1.5    JUSTIFICATION FOR THE STUDY
    The CBN usually review the prevailing economic conditions and the prospect for the year ahead and then outline which policy should be emphasized and pursued in the immediate year ahead while the government takes final decision as to which advice to accept or reject of its budget. This decision is than rolled out to the commercial and merchant banks and other financial institutions banks and other financial institutions by the CBN in its monetary policy circular as directives for compliance. During the course of the fiscal year, the bank continuously appraises and reviews monetary and credit developments and makes amendments to the existing policy measures.
    The study is therefore justified with in the basic framework because that has a good predictive power in the quest for a desirable policy mix as regards monetary policy in achieving the macro-economic goals or objectives which will be useful to the student in his quest for knowledge, the researcher, in carrying out further research, the government, in his decision on the night policy and the general public who will benefit immensely from a good economy.
    The study will also state the importance of monetary policy, which are as follows.
To ensure efficient and effective control of monetary in the economy.
To ensure that achievement of desired national objectives.
It influences the direction of economic progress in the country.
This project will also be useful to other researchers that are writing on a similar topic.
1.6    RESEARCH HYPOTHESIS
    The hypothesis to be tested in the course of this research work is:
Monetary policy instruments do not have significant impact on the economic growth in Nigeria.
1.7    SCOPE OF THE STUDY
    The Nigeria economy is a large component with lots of diverse and sometimes complex growth components such as gross domestic product, price level, exchange rate and balance of payment equilibrium.
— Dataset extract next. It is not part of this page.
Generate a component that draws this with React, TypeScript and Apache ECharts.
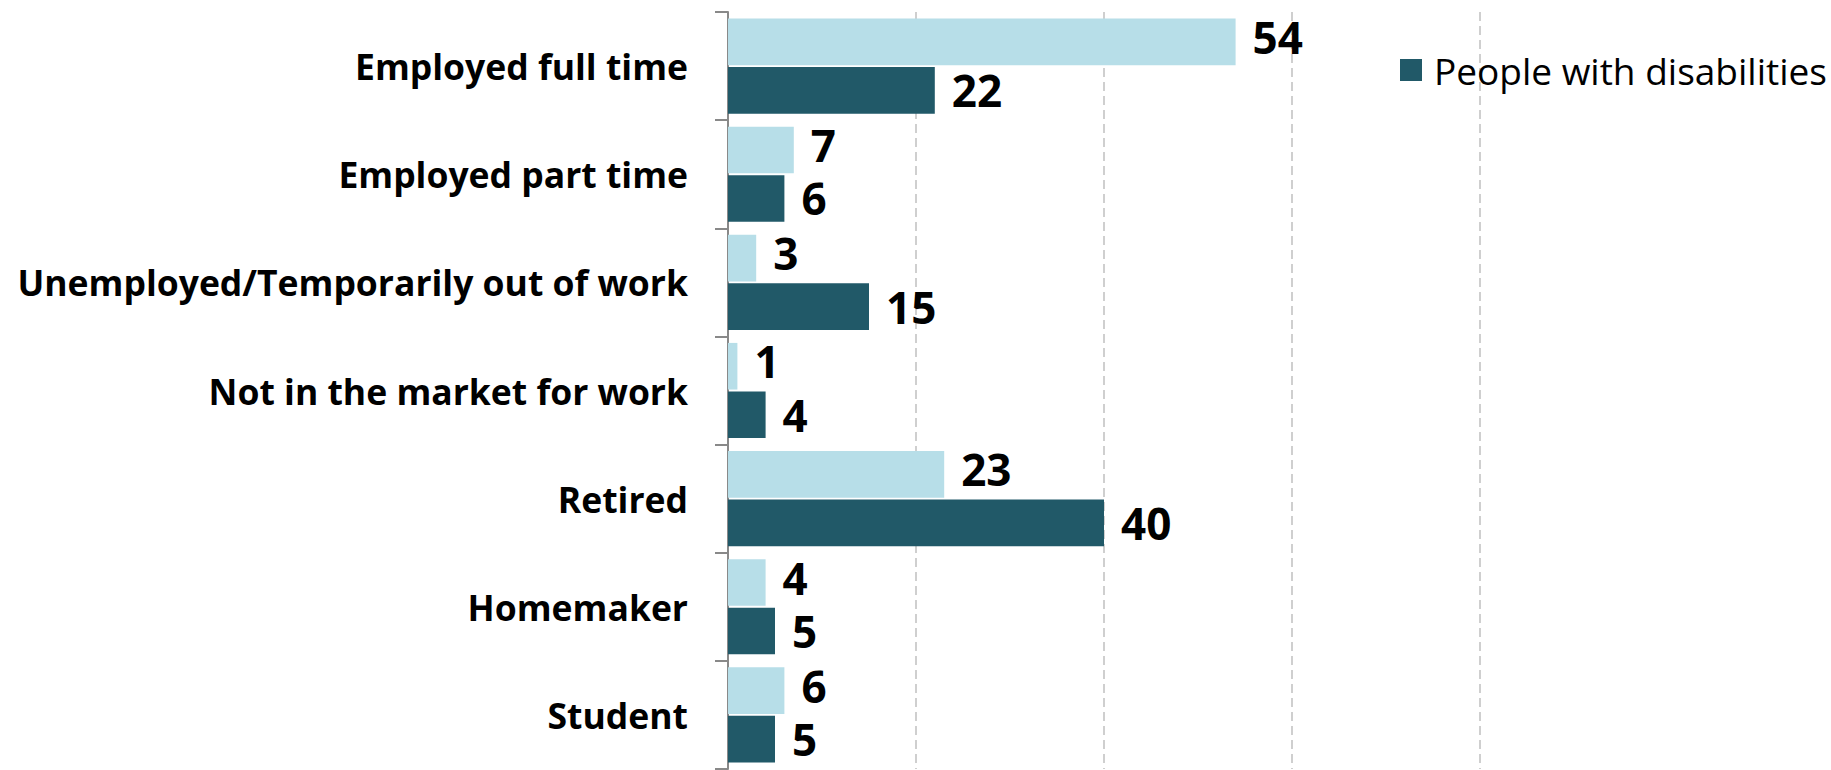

This study will cover all the facets that makes up the monetary policy, but shall statistically investigate the effect of the major ones. The statistical investigation of the impact of monetary policy on macro-economic variables in Nigeria shall be restricted to the period between (1990-2012). The study would also examine the monetary policy regimes that have been adopted in Nigeria since 1960 to date.
REFERENCES
J.C Anyanwu (1993). Monetary Economics Theory, policy and
    institutions.
Charles Onyeiwu (2012). Monetary policy and economic
    growth of Nigeria.
Central Bank of Nigeria economic and Financial Review     volume 34 September, 1996.